*Requirements:* From the entries provided below, copy each line that contains the word "full".
-- start Material shown --
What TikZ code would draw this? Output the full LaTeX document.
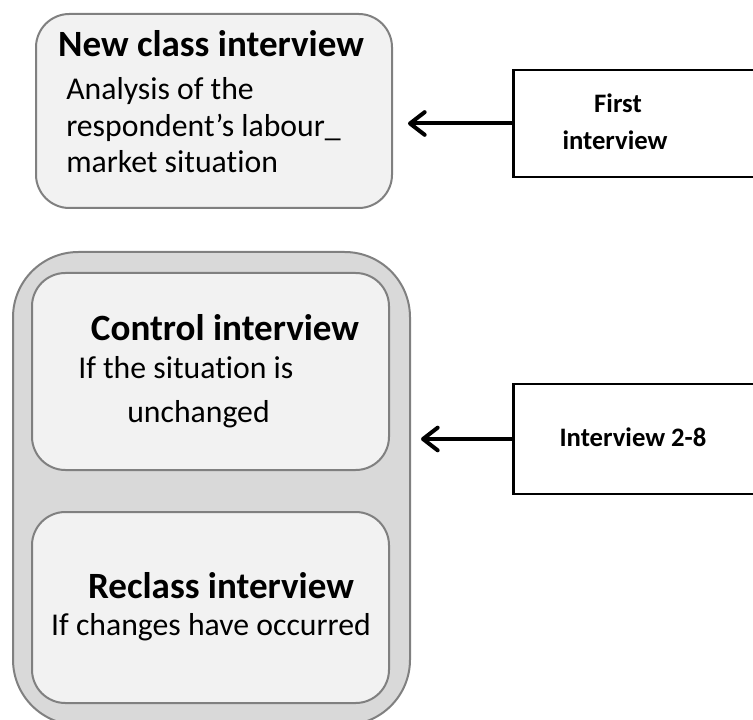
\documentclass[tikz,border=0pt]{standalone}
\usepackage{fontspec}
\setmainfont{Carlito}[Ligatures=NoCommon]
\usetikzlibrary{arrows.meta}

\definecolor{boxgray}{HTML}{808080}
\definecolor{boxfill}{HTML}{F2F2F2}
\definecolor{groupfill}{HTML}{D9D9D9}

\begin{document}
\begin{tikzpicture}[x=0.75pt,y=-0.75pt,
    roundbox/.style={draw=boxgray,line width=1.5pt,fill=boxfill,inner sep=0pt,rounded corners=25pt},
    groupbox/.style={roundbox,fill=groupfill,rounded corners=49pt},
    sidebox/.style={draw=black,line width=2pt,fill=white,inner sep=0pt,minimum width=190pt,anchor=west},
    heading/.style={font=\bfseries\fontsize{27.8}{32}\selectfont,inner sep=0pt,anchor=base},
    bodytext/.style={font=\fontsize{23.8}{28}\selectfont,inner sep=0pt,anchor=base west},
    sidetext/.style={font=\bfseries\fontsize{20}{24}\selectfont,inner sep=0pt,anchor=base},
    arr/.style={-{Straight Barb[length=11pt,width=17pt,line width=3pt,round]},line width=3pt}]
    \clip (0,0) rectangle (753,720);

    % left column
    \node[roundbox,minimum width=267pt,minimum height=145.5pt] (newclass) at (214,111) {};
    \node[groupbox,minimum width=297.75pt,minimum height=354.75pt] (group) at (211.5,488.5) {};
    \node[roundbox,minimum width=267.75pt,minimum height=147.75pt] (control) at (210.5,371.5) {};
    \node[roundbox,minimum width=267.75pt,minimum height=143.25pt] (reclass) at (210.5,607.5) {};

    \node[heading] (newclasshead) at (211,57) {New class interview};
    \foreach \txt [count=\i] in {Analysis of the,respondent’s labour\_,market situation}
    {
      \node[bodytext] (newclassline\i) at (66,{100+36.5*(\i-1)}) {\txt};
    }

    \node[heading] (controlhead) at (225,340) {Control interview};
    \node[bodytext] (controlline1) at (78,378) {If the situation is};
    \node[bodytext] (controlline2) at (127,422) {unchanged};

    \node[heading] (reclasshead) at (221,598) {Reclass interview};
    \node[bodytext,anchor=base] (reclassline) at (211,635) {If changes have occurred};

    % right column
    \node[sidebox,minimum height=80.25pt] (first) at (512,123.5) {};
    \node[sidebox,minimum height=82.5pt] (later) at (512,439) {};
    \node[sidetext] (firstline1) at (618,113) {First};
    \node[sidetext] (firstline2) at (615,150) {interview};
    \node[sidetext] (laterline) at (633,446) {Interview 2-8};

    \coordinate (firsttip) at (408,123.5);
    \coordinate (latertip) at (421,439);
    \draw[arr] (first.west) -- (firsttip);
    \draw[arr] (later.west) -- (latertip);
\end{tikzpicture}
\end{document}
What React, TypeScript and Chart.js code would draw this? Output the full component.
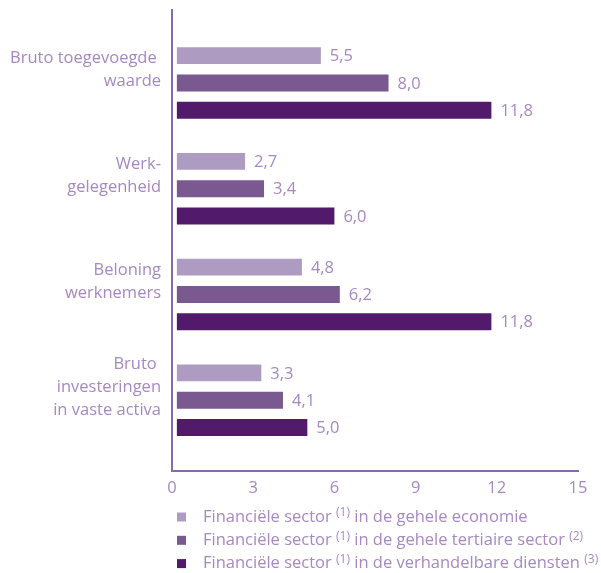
-- end Material shown --
*Complete response:*
What TikZ code would draw this? Output the full LaTeX document.
What React, TypeScript and Chart.js code would draw this? Output the full component.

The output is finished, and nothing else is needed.